Soins palliatifs pédiatriques : une approche encore trop marginale en Belgique

Les soins palliatifs pédiatriques (SPP) demeurent en Belgique une réalité discrète, parfois invisible, malgré les besoins spécifiques et croissants des enfants atteints de maladies graves. Dans un récent rapport , la Fondation Roi Baudouin dresse un état des lieux préoccupant et avance cinq priorités pour améliorer l’accès et la qualité de ces soins. Médecins, infirmiers, décideurs : tous sont appelés à sortir ces soins « de l’ombre ».

Les SPP concernent une population restreinte mais très hétérogène : enfants atteints de cancers, de maladies neurologiques dégénératives ou métaboliques, nouveau-nés gravement malades, adolescents en fin de vie. Selon l’étude, seuls 384 enfants (1,7 %) sur plus de 22 500 hospitalisés à Bruxelles entre 2010 et 2014 ont été pris en charge par une équipe de liaison. « Beaucoup associent encore ‘palliatif’ à la mort imminente. Il y a une confusion entre soins palliatifs et soins de fin de vie », déplore une pédiatre d’une équipe de liaison.

Une approche transversale encore marginale

Les soins palliatifs en pédiatrie ne sont pas réservés aux spécialistes. Le modèle belge repose sur une logique à trois niveaux : sensibilisation de tous les soignants, compétences de base en pédiatrie et équipes spécialisées. Sept équipes de liaison pédiatriques reconnues assurent aujourd’hui cette mission sur tout le territoire. Elles interviennent tant à l’hôpital qu’au domicile, souvent sans les moyens nécessaires. « Le terme ‘liaison’ traduit bien notre position hybride entre l’hôpital et la maison », explique un membre de l’équipe Globul’home à Bruxelles. En Wallonie, les équipes actives au CHR-CHU de la Citadelle et au CHC MontLégia remplissent ce rôle, avec la même exigence, mais un financement public insuffisant, limité au niveau fédéral, sans soutien régional.

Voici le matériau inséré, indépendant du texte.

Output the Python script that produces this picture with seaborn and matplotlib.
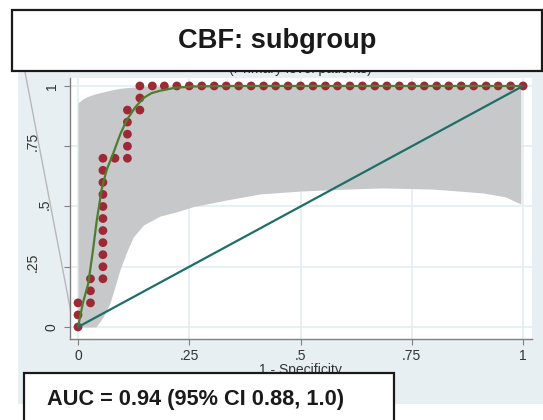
import numpy as np
import seaborn as sns
import matplotlib.pyplot as plt
from matplotlib.patches import Rectangle
from matplotlib.lines import Line2D
from matplotlib.transforms import blended_transform_factory

plt.rcParams['font.family'] = ['Liberation Sans', 'DejaVu Sans']

# empirical ROC points (1 - specificity, sensitivity)
roc_fpr = [0.0, 0.0, 0.0,
           0.028, 0.028, 0.028,
           0.056, 0.056, 0.056, 0.056, 0.056, 0.056, 0.056, 0.056, 0.056, 0.056, 0.056,
           0.083, 0.111, 0.111, 0.111, 0.111, 0.111,
           0.139, 0.139, 0.139,
           0.167, 0.194, 0.222, 0.25, 0.278, 0.306, 0.333, 0.361, 0.389, 0.417,
           0.444, 0.472, 0.5, 0.528, 0.556, 0.583, 0.611, 0.639, 0.667, 0.694,
           0.722, 0.75, 0.778, 0.806, 0.833, 0.861, 0.889, 0.917, 0.944, 0.972, 1.0]
roc_tpr = [0.0, 0.05, 0.1,
           0.1, 0.15, 0.2,
           0.2, 0.25, 0.3, 0.35, 0.4, 0.45, 0.5, 0.55, 0.6, 0.65, 0.7,
           0.7, 0.7, 0.75, 0.8, 0.85, 0.9,
           0.9, 0.95, 1.0,
           1.0, 1.0, 1.0, 1.0, 1.0, 1.0, 1.0, 1.0, 1.0, 1.0,
           1.0, 1.0, 1.0, 1.0, 1.0, 1.0, 1.0, 1.0, 1.0, 1.0,
           1.0, 1.0, 1.0, 1.0, 1.0, 1.0, 1.0, 1.0, 1.0, 1.0, 1.0]

# fitted (smooth) ROC curve
fit_x = [0, 0.011, 0.023, 0.033, 0.042, 0.053, 0.064, 0.079, 0.095, 0.11,
         0.128, 0.147, 0.165, 0.184, 0.22, 0.26, 0.35, 0.5, 0.75, 1.0]
fit_y = [0, 0.1, 0.18, 0.31, 0.44, 0.57, 0.65, 0.72, 0.8, 0.86,
         0.91, 0.95, 0.97, 0.98, 0.993, 0.998, 1.0, 1.0, 1.0, 1.0]

# confidence band of the fitted curve
band_x = [0, 0.01, 0.02, 0.03, 0.04, 0.056, 0.072, 0.083, 0.094, 0.109, 0.124,
          0.147, 0.184, 0.222, 0.26, 0.334, 0.409, 0.5, 0.6, 0.685, 0.8,
          0.91, 0.96, 0.995]
band_lo = [0, 0, 0, 0, 0, 0.04, 0.1, 0.167, 0.236, 0.31, 0.373,
           0.423, 0.46, 0.478, 0.5, 0.527, 0.552, 0.564, 0.572, 0.577, 0.572,
           0.556, 0.54, 0.51]
band_hi = [0.93, 0.945, 0.955, 0.962, 0.968, 0.975, 0.982, 0.986, 0.99, 0.993, 0.995,
           0.998, 1.0, 1.0, 1.0, 1.0, 1.0, 1.0, 1.0, 1.0, 1.0,
           1.0, 1.0, 1.0]

# reference line
diag_x = [0, 1]
diag_y = [0, 1]

ticks = [0, 0.25, 0.5, 0.75, 1]
tick_labels = ['0', '.25', '.5', '.75', '1']

W, H = 543, 420
fig = plt.figure(figsize=(W / 100, H / 100), dpi=100)
fig.patch.set_facecolor('white')

# light graph region behind the plot
fig.add_artist(Rectangle((18 / W, 1 - 404 / H), (W - 18) / W, (404 - 70) / H,
                         transform=fig.transFigure, facecolor='#e8eff2',
                         edgecolor='none', zorder=-2))
fig.add_artist(Line2D([25 / W, 72 / W], [1 - 72 / H, 1 - 318 / H],
                      transform=fig.transFigure, color='#b8b8b8', lw=1, zorder=-1))

ax = fig.add_axes([70 / W, 1 - 339 / H, 462 / W, 261 / H])
ax.set_facecolor('white')

ax.fill_between(band_x, band_lo, band_hi, color='#c7c8ca', lw=0, zorder=1)
sns.scatterplot(x=roc_fpr, y=roc_tpr, s=40, color='#9c2a36', edgecolor='none',
                zorder=3, ax=ax)
sns.lineplot(x=fit_x, y=fit_y, color='#4e7d2f', lw=1.6, estimator=None,
             sort=False, zorder=4, ax=ax)
sns.lineplot(x=diag_x, y=diag_y, color='#1e6f68', lw=1.6, estimator=None,
             zorder=4, ax=ax)

ax.set_xlim(-0.018, 1.020)
ax.set_ylim(-0.0498, 1.033)
ax.set_xticks(ticks)
ax.set_xticklabels(tick_labels)
ax.set_yticks(ticks)
ax.set_yticklabels([])
ax.grid(color='#e3edf0', lw=1.2)
ax.set_axisbelow(True)
for s in ['top', 'right']:
    ax.spines[s].set_visible(False)
for s in ['left', 'bottom']:
    ax.spines[s].set_color('#808080')
    ax.spines[s].set_linewidth(1)
ax.tick_params(direction='out', length=4, width=0.8, color='#808080',
               labelsize=10, labelcolor='#333333', pad=3)
ax.set_xlabel('')
ax.set_ylabel('')

# y tick labels (vertical, Stata style offsets)
ylab_x = [52, 33, 45, 33, 52]
ylab_dy = [0, -4.5, -2.5, -5, 0]
tr = blended_transform_factory(fig.transFigure, ax.transData)
for t, lab, px, dy in zip(ticks, tick_labels, ylab_x, ylab_dy):
    ax.text(px / W, t + (-dy) / 241, lab, transform=tr, rotation=90,
            ha='center', va='center', fontsize=10, color='#333333')

fig.text(300 / W, 1 - 363 / H, '1 - Specificity', ha='center', va='top',
         fontsize=10, color='#333333', zorder=2)
fig.text(300 / W, 1 - 73.5 / H, '(Primary level patients)', ha='center',
         va='baseline', fontsize=10, color='#333333', zorder=2)

# title box
fig.add_artist(Rectangle((12 / W, 1 - 71 / H), (541.5 - 12) / W, (71 - 10) / H,
                         transform=fig.transFigure, facecolor='white',
                         edgecolor='#1a1a1a', lw=1.6, zorder=5))
fig.text(277 / W, 1 - 48.5 / H, 'CBF: subgroup', ha='center', va='baseline',
         fontsize=19.6, fontweight='bold', color='#1a1a1a', zorder=6)

# AUC box
fig.add_artist(Rectangle((24 / W, -0.05), (394 - 24) / W, (1 - 373 / H) + 0.05,
                         transform=fig.transFigure, facecolor='white',
                         edgecolor='#1a1a1a', lw=1.6, zorder=5))
fig.text(47 / W, 1 - 405.5 / H, 'AUC = 0.94 (95% CI 0.88, 1.0)', ha='left',
         va='baseline', fontsize=15.7, fontweight='bold', color='#1a1a1a', zorder=6)

fig.savefig('out.png', dpi=100)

Des obstacles systémiques persistants

Outre le manque de reconnaissance, les SPP pâtissent d’un cadre réglementaire inadapté. Le « statut palliatif » repose sur une espérance de vie de trois mois, un critère difficilement applicable à des trajectoires longues et imprévisibles. Une étude belge montre que la durée moyenne de prise en charge atteint 7 ans, avec des cas dépassant 12 ans. Par ailleurs, les soins infirmiers à domicile ne sont pas couverts par une nomenclature spécifique pour les enfants, ce qui oblige infirmiers et médecins à travailler partiellement bénévolement. « C’est fou, mais c’est la vérité », témoigne une infirmière wallonne.

Former, informer, coordonner

La Fondation met en évidence cinq priorités urgentes : améliorer la communication, renforcer la formation, garantir un accès équitable, encourager la recherche et mieux accompagner les fratries. Le rôle du généraliste, encore trop marginal, doit être revalorisé, alors qu’il est souvent absent du parcours pédiatrique en milieu urbain, y compris à Bruxelles et en Wallonie. Certains projets francophones commencent toutefois à inverser la tendance : l’Étoile des enfants, active dans le Hainaut et le Brabant wallon, propose une prise en charge globale et holistique, articulée avec les équipes de liaison hospitalières. À Bruxelles, Arémis a constitué une équipe formée aux SPP. Ces expériences montrent qu’une première ligne bien outillée peut renforcer considérablement la qualité du parcours de soins.

Un enjeu humain et politique

« Les soins palliatifs, ce n’est pas quelque chose de gris ou de noir », témoigne une onco-hématologue pédiatrique. « C’est remettre du sel à la vie, c’est colorer tous les moments. » Pour la Fondation Roi Baudouin, il est temps que les SPP soient reconnus comme un pan à part entière des soins, et non comme une extension des soins palliatifs adultes. Le Centre fédéral d’expertise des soins de santé (KCE) devait entamer en avril 2025 une évaluation scientifique de leur organisation. En attendant, ce rapport veut « provoquer une prise de conscience collective ».